You may have heard that the illustrious Scripture scholar, Richard Dawkins (also known in some circles as Richard Dawkins, bedazzling philosopher, ahem), recently pronounced the following finding, based on years of, well, being a humility-challenged atheist:

“Jesus was a great moral teacher,” Dawkins said. “Somebody as intelligent as Jesus would have been an atheist if he had known what we know today.”

That’s surely debatable, especially since it’s not evident in the least that the sinless Son of God would be willing to sacrifice his perfect humility for a pot of prideful porridge made by the preening professor (Quick! Say that ten times, very quickly: “A pot of prideful porridge made by the preening professor”.)

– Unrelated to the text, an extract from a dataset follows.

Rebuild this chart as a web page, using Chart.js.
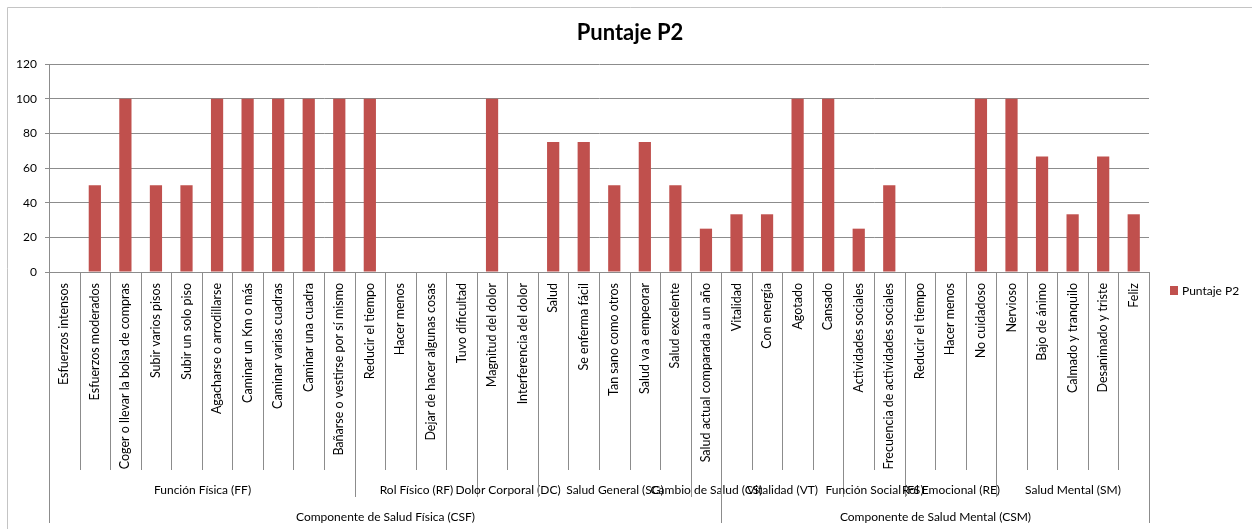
<!DOCTYPE html>
<html>
<head>
<meta charset="utf-8">
<title>Puntaje P2</title>
<script src="https://cdn.jsdelivr.net/npm/chart.js@4.4.1/dist/chart.umd.min.js"></script>
<style>
  html, body { margin:0; padding:0; background:#fff; }
  #wrap { width:1252px; height:529px; position:relative; }
</style>
</head>
<body>
<div id="wrap"><canvas id="chart"></canvas></div>
<script>
// ============================================================
//  Puntaje P2 – SF-36 item scores, multi-level category axis
// ============================================================

const itemLabels = [
  'Esfuerzos intensos', 'Esfuerzos moderados', 'Coger o llevar la bolsa de compras',
  'Subir varios pisos', 'Subir un solo piso', 'Agacharse o arrodillarse',
  'Caminar un Km o más', 'Caminar varias cuadras', 'Caminar una cuadra',
  'Bañarse o vestirse por sí mismo',
  'Reducir el tiempo', 'Hacer menos', 'Dejar de hacer algunas cosas', 'Tuvo dificultad',
  'Magnitud del dolor', 'Interferencia del dolor',
  'Salud', 'Se enferma fácil', 'Tan sano como otros', 'Salud va a empeorar', 'Salud excelente',
  'Salud actual comparada a un año',
  'Vitalidad', 'Con energía', 'Agotado', 'Cansado',
  'Actividades sociales', 'Frecuencia de actividades sociales',
  'Reducir el tiempo', 'Hacer menos', 'No cuidadoso',
  'Nervioso', 'Bajo de ánimo', 'Calmado y tranquilo', 'Desanimado y triste', 'Feliz'
];

const scoreP2 = [
  0, 50, 100, 50, 50, 100, 100, 100, 100, 100,
  100, 0, 0, 0,
  100, 0,
  75, 75, 50, 75, 50,
  25,
  33.3, 33.3, 100, 100,
  25, 50,
  0, 0, 100,
  100, 66.7, 33.3, 66.7, 33.3
];

const subscaleLabels = [
  'Función Física (FF)', 'Rol Físico (RF)', 'Dolor Corporal (DC)', 'Salud General (SG)',
  'Cambio de Salud (CS)', 'Vitalidad (VT)', 'Función Social (FS)', 'Rol Emocional (RE)',
  'Salud Mental (SM)'
];
const subscaleSizes = [10, 4, 2, 5, 1, 4, 2, 3, 5];

const componentLabels = ['Componente de Salud Física (CSF)', 'Componente de Salud Mental (CSM)'];
const componentSizes = [22, 14];

const yMin = 0, yMax = 120, yStep = 20;
const seriesName = 'Puntaje P2';

const FONT = 'Lato, "Noto Sans", sans-serif';
const LINE = '#8c8c8c';
const BAR  = '#C0504D';

// draws the three label rows under the axis + legend + outer frame
const multiLevelAxis = {
  id: 'multiLevelAxis',
  beforeDraw(chart) {
    const { ctx, width, height } = chart;
    ctx.save();
    ctx.fillStyle = '#fff';
    ctx.fillRect(0, 0, width, height);
    ctx.strokeStyle = '#c4c4c4';
    ctx.lineWidth = 1;
    ctx.beginPath();
    ctx.moveTo(7.5, height + 5);
    ctx.lineTo(7.5, 7.5);
    ctx.lineTo(width + 5, 7.5);
    ctx.stroke();
    ctx.restore();
  },
  afterDraw(chart) {
    const { ctx } = chart;
    const x = chart.scales.x;
    const n = itemLabels.length;
    const cw = x.width / n;
    const edge = i => Math.round(x.left + i * cw) + 0.5;
    const top = x.top;

    ctx.save();
    ctx.strokeStyle = LINE;
    ctx.lineWidth = 1;

    const vline = (i, len) => {
      ctx.beginPath();
      ctx.moveTo(edge(i), top);
      ctx.lineTo(edge(i), top + len);
      ctx.stroke();
    };

    // level 1 – items (vertical text)
    for (let i = 0; i <= n; i++) vline(i, 198);

    ctx.fillStyle = '#000';
    ctx.font = '12.5px ' + FONT;
    ctx.textAlign = 'right';
    ctx.textBaseline = 'middle';
    itemLabels.forEach((lbl, i) => {
      const cx = x.getPixelForValue(i);
      ctx.save();
      ctx.translate(cx, top + 11);
      ctx.rotate(-Math.PI / 2);
      ctx.fillText(lbl, 0, 0);
      ctx.restore();
    });

    // level 2 – subscales
    ctx.font = '12px ' + FONT;
    ctx.textAlign = 'center';
    let s = 0;
    subscaleSizes.forEach((sz, k) => {
      vline(s, 225);
      const cx = (edge(s) + edge(s + sz)) / 2;
      ctx.fillText(subscaleLabels[k], cx, top + 218);
      s += sz;
    });
    vline(s, 225);

    // level 3 – components
    s = 0;
    componentSizes.forEach((sz, k) => {
      vline(s, x.height);
      const cx = (edge(s) + edge(s + sz)) / 2;
      ctx.fillText(componentLabels[k], cx, top + 245);
      s += sz;
    });
    vline(s, x.height);

    // legend
    const ds = chart.data.datasets[0];
    const lx = chart.chartArea.right + 21;
    ctx.fillStyle = ds.backgroundColor;
    ctx.fillRect(lx, 286, 8, 9);
    ctx.fillStyle = '#000';
    ctx.textAlign = 'left';
    ctx.fillText(ds.label, lx + 12, 291);

    ctx.restore();
  }
};

new Chart(document.getElementById('chart'), {
  type: 'bar',
  data: {
    labels: itemLabels,
    datasets: [{
      label: seriesName,
      data: scoreP2,
      backgroundColor: BAR,
      borderWidth: 0,
      barPercentage: 0.4,
      categoryPercentage: 1.0
    }]
  },
  options: {
    responsive: true,
    maintainAspectRatio: false,
    animation: false,
    devicePixelRatio: 1,
    layout: { padding: { left: 8, top: 8, right: 0, bottom: 6 } },
    plugins: {
      legend: { display: false },
      tooltip: { enabled: false },
      title: {
        display: true,
        text: seriesName,
        color: '#000',
        font: { family: FONT, size: 22, weight: 'bold' },
        padding: { top: 12, bottom: 17.6 }
      }
    },
    scales: {
      x: {
        ticks: { display: false },
        grid: { display: false },
        border: { display: true, color: LINE },
        afterFit: s => { s.height = 251; }
      },
      y: {
        min: yMin,
        max: yMax,
        ticks: { stepSize: yStep, color: '#000', padding: 8, font: { family: FONT, size: 12 } },
        grid: { color: LINE, tickLength: 4 },
        border: { color: LINE },
        afterFit: s => { s.width = 41; }
      },
      // empty right-hand column that holds the legend space
      y2: {
        position: 'right',
        display: true,
        ticks: { display: false },
        grid: { display: false },
        border: { display: false },
        afterFit: s => { s.width = 103; }
      }
    }
  },
  plugins: [multiLevelAxis]
});
</script>
</body>
</html>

William Oddie remarks in The Catholic Herald about Dawkins’ most recent statement:

I love this kind of thing; I have a taste for the grotesque. Here is Jesus, a “moral teacher”, the authority of whose entire teaching derived, from the beginning, from the fact that he didn’t just believe in the existence of God the Father as a kind of add-on, compulsory at the time, but from the fact that he Himself and the Father were one: and Dawkins says that if Jesus had only known what we know today, he would have been an atheist. Of course, he is well aware of the “oxymoronic” nature of his statement; as he explained in an essaywritten in 2006, “In a society where the majority of theists are at least nominally Christian, the two words are treated as near synonyms. Bertrand Russell’s famous advocacy of atheism was called Why I am not a Christian rather than, as it probably should have been, Why I am not a theist. All Christians are theists, it seems to go without saying.” (He later points to the example of an atheist bishop, the former Anglican Bishop of Edinburgh, Richard Holloway, to prove that it ain’t necessarily so, though the preposterous Holloway describes himself as a “post-Christian”, even as a “recovering Chistian”).